● Aim: With the pictures left out, copy the listing below exactly.

——————————

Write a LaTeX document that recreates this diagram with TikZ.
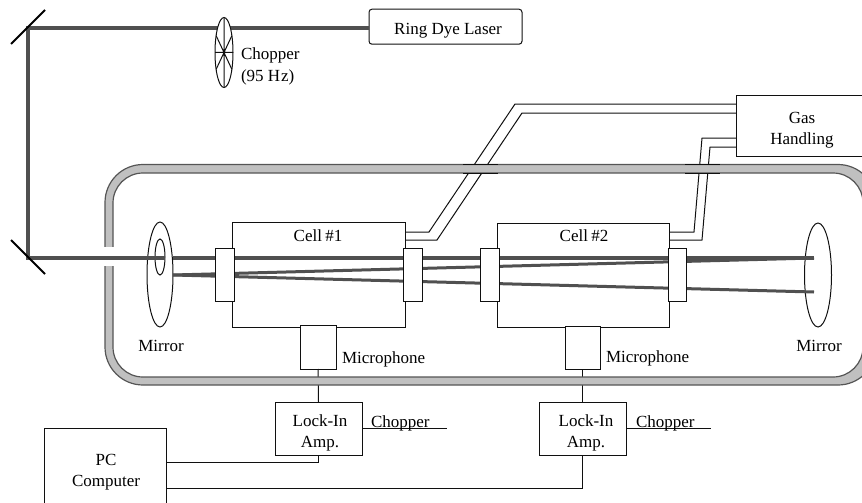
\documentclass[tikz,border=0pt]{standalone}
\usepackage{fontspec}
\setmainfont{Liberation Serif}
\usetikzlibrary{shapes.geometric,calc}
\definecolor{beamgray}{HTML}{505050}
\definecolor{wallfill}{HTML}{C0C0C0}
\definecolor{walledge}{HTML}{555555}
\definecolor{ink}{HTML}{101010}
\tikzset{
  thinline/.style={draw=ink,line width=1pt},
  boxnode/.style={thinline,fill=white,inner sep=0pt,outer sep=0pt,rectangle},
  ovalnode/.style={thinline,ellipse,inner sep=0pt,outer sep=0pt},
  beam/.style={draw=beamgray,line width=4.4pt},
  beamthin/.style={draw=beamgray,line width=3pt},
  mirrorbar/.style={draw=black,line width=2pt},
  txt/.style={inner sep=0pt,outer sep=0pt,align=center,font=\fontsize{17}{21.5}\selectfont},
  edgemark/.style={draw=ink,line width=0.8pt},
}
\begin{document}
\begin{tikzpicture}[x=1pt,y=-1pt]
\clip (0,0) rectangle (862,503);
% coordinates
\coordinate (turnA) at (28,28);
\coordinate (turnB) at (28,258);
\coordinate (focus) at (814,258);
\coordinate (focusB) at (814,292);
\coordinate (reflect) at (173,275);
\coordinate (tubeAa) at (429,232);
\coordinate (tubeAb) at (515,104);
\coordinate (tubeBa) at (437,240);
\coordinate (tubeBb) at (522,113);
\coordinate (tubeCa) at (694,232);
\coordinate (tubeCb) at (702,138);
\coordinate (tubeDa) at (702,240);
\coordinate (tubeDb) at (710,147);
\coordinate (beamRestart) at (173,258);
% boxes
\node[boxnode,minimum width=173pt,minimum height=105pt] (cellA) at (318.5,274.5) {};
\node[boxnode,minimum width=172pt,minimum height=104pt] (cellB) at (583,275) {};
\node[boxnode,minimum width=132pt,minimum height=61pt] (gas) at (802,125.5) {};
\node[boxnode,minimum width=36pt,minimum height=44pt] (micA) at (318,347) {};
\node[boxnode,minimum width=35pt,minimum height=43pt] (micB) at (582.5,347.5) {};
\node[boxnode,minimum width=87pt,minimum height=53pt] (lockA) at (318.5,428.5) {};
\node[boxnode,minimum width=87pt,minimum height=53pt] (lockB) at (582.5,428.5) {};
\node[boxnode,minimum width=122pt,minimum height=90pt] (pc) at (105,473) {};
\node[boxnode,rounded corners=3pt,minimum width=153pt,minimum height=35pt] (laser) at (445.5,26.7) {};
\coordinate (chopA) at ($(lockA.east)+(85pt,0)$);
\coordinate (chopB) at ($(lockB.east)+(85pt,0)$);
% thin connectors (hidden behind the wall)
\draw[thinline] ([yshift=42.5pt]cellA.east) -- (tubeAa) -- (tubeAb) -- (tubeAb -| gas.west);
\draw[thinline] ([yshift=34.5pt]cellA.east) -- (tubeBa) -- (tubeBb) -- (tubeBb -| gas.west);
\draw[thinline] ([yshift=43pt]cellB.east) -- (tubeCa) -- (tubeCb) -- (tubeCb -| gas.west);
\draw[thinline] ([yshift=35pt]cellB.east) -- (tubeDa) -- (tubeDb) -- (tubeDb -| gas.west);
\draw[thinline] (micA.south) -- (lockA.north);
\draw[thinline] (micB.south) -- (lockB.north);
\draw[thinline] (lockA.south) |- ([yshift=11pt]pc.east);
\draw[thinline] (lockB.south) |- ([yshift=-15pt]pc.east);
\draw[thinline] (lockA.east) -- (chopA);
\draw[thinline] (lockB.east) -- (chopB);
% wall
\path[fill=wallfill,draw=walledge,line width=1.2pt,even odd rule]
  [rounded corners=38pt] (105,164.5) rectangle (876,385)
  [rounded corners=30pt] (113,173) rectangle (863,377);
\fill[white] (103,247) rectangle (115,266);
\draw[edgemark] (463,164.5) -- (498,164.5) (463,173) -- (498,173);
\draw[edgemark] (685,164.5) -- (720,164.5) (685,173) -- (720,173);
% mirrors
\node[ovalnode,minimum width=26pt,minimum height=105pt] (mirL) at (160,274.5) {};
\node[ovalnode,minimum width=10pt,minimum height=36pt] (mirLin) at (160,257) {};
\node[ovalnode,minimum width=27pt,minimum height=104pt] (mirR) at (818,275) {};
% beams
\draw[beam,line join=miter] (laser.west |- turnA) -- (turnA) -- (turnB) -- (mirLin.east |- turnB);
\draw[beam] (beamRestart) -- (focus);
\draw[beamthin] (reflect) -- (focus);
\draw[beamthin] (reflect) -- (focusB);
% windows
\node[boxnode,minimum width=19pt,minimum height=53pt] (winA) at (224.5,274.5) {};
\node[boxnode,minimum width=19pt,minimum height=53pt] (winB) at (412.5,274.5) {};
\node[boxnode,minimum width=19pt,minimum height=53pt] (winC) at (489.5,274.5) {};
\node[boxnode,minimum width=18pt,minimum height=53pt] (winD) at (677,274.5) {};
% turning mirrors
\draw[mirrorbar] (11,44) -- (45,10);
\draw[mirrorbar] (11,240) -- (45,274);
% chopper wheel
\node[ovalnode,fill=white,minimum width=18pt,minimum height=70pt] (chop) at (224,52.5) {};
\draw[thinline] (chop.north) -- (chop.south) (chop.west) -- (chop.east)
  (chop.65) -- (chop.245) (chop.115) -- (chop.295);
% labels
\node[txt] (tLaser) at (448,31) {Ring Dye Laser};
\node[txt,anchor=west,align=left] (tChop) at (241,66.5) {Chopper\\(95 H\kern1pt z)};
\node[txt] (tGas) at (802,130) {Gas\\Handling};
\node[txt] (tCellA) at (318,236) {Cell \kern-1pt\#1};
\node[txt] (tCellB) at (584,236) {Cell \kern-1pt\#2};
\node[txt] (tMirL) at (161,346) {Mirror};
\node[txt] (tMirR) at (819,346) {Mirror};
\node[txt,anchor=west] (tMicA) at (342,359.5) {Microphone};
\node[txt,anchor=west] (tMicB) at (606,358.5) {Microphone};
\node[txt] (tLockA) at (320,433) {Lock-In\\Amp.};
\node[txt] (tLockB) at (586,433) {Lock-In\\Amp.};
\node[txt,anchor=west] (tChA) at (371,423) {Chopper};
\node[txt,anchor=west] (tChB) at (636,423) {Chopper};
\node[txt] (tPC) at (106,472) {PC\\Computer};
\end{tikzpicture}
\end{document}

——————————

● The solution:
Write a LaTeX document that recreates this diagram with TikZ.
\documentclass[tikz,border=0pt]{standalone}
\usepackage{fontspec}
\setmainfont{Liberation Serif}
\usetikzlibrary{shapes.geometric,calc}
\definecolor{beamgray}{HTML}{505050}
\definecolor{wallfill}{HTML}{C0C0C0}
\definecolor{walledge}{HTML}{555555}
\definecolor{ink}{HTML}{101010}
\tikzset{
  thinline/.style={draw=ink,line width=1pt},
  boxnode/.style={thinline,fill=white,inner sep=0pt,outer sep=0pt,rectangle},
  ovalnode/.style={thinline,ellipse,inner sep=0pt,outer sep=0pt},
  beam/.style={draw=beamgray,line width=4.4pt},
  beamthin/.style={draw=beamgray,line width=3pt},
  mirrorbar/.style={draw=black,line width=2pt},
  txt/.style={inner sep=0pt,outer sep=0pt,align=center,font=\fontsize{17}{21.5}\selectfont},
  edgemark/.style={draw=ink,line width=0.8pt},
}
\begin{document}
\begin{tikzpicture}[x=1pt,y=-1pt]
\clip (0,0) rectangle (862,503);
% coordinates
\coordinate (turnA) at (28,28);
\coordinate (turnB) at (28,258);
\coordinate (focus) at (814,258);
\coordinate (focusB) at (814,292);
\coordinate (reflect) at (173,275);
\coordinate (tubeAa) at (429,232);
\coordinate (tubeAb) at (515,104);
\coordinate (tubeBa) at (437,240);
\coordinate (tubeBb) at (522,113);
\coordinate (tubeCa) at (694,232);
\coordinate (tubeCb) at (702,138);
\coordinate (tubeDa) at (702,240);
\coordinate (tubeDb) at (710,147);
\coordinate (beamRestart) at (173,258);
% boxes
\node[boxnode,minimum width=173pt,minimum height=105pt] (cellA) at (318.5,274.5) {};
\node[boxnode,minimum width=172pt,minimum height=104pt] (cellB) at (583,275) {};
\node[boxnode,minimum width=132pt,minimum height=61pt] (gas) at (802,125.5) {};
\node[boxnode,minimum width=36pt,minimum height=44pt] (micA) at (318,347) {};
\node[boxnode,minimum width=35pt,minimum height=43pt] (micB) at (582.5,347.5) {};
\node[boxnode,minimum width=87pt,minimum height=53pt] (lockA) at (318.5,428.5) {};
\node[boxnode,minimum width=87pt,minimum height=53pt] (lockB) at (582.5,428.5) {};
\node[boxnode,minimum width=122pt,minimum height=90pt] (pc) at (105,473) {};
\node[boxnode,rounded corners=3pt,minimum width=153pt,minimum height=35pt] (laser) at (445.5,26.7) {};
\coordinate (chopA) at ($(lockA.east)+(85pt,0)$);
\coordinate (chopB) at ($(lockB.east)+(85pt,0)$);
% thin connectors (hidden behind the wall)
\draw[thinline] ([yshift=42.5pt]cellA.east) -- (tubeAa) -- (tubeAb) -- (tubeAb -| gas.west);
\draw[thinline] ([yshift=34.5pt]cellA.east) -- (tubeBa) -- (tubeBb) -- (tubeBb -| gas.west);
\draw[thinline] ([yshift=43pt]cellB.east) -- (tubeCa) -- (tubeCb) -- (tubeCb -| gas.west);
\draw[thinline] ([yshift=35pt]cellB.east) -- (tubeDa) -- (tubeDb) -- (tubeDb -| gas.west);
\draw[thinline] (micA.south) -- (lockA.north);
\draw[thinline] (micB.south) -- (lockB.north);
\draw[thinline] (lockA.south) |- ([yshift=11pt]pc.east);
\draw[thinline] (lockB.south) |- ([yshift=-15pt]pc.east);
\draw[thinline] (lockA.east) -- (chopA);
\draw[thinline] (lockB.east) -- (chopB);
% wall
\path[fill=wallfill,draw=walledge,line width=1.2pt,even odd rule]
  [rounded corners=38pt] (105,164.5) rectangle (876,385)
  [rounded corners=30pt] (113,173) rectangle (863,377);
\fill[white] (103,247) rectangle (115,266);
\draw[edgemark] (463,164.5) -- (498,164.5) (463,173) -- (498,173);
\draw[edgemark] (685,164.5) -- (720,164.5) (685,173) -- (720,173);
% mirrors
\node[ovalnode,minimum width=26pt,minimum height=105pt] (mirL) at (160,274.5) {};
\node[ovalnode,minimum width=10pt,minimum height=36pt] (mirLin) at (160,257) {};
\node[ovalnode,minimum width=27pt,minimum height=104pt] (mirR) at (818,275) {};
% beams
\draw[beam,line join=miter] (laser.west |- turnA) -- (turnA) -- (turnB) -- (mirLin.east |- turnB);
\draw[beam] (beamRestart) -- (focus);
\draw[beamthin] (reflect) -- (focus);
\draw[beamthin] (reflect) -- (focusB);
% windows
\node[boxnode,minimum width=19pt,minimum height=53pt] (winA) at (224.5,274.5) {};
\node[boxnode,minimum width=19pt,minimum height=53pt] (winB) at (412.5,274.5) {};
\node[boxnode,minimum width=19pt,minimum height=53pt] (winC) at (489.5,274.5) {};
\node[boxnode,minimum width=18pt,minimum height=53pt] (winD) at (677,274.5) {};
% turning mirrors
\draw[mirrorbar] (11,44) -- (45,10);
\draw[mirrorbar] (11,240) -- (45,274);
% chopper wheel
\node[ovalnode,fill=white,minimum width=18pt,minimum height=70pt] (chop) at (224,52.5) {};
\draw[thinline] (chop.north) -- (chop.south) (chop.west) -- (chop.east)
  (chop.65) -- (chop.245) (chop.115) -- (chop.295);
% labels
\node[txt] (tLaser) at (448,31) {Ring Dye Laser};
\node[txt,anchor=west,align=left] (tChop) at (241,66.5) {Chopper\\(95 H\kern1pt z)};
\node[txt] (tGas) at (802,130) {Gas\\Handling};
\node[txt] (tCellA) at (318,236) {Cell \kern-1pt\#1};
\node[txt] (tCellB) at (584,236) {Cell \kern-1pt\#2};
\node[txt] (tMirL) at (161,346) {Mirror};
\node[txt] (tMirR) at (819,346) {Mirror};
\node[txt,anchor=west] (tMicA) at (342,359.5) {Microphone};
\node[txt,anchor=west] (tMicB) at (606,358.5) {Microphone};
\node[txt] (tLockA) at (320,433) {Lock-In\\Amp.};
\node[txt] (tLockB) at (586,433) {Lock-In\\Amp.};
\node[txt,anchor=west] (tChA) at (371,423) {Chopper};
\node[txt,anchor=west] (tChB) at (636,423) {Chopper};
\node[txt] (tPC) at (106,472) {PC\\Computer};
\end{tikzpicture}
\end{document}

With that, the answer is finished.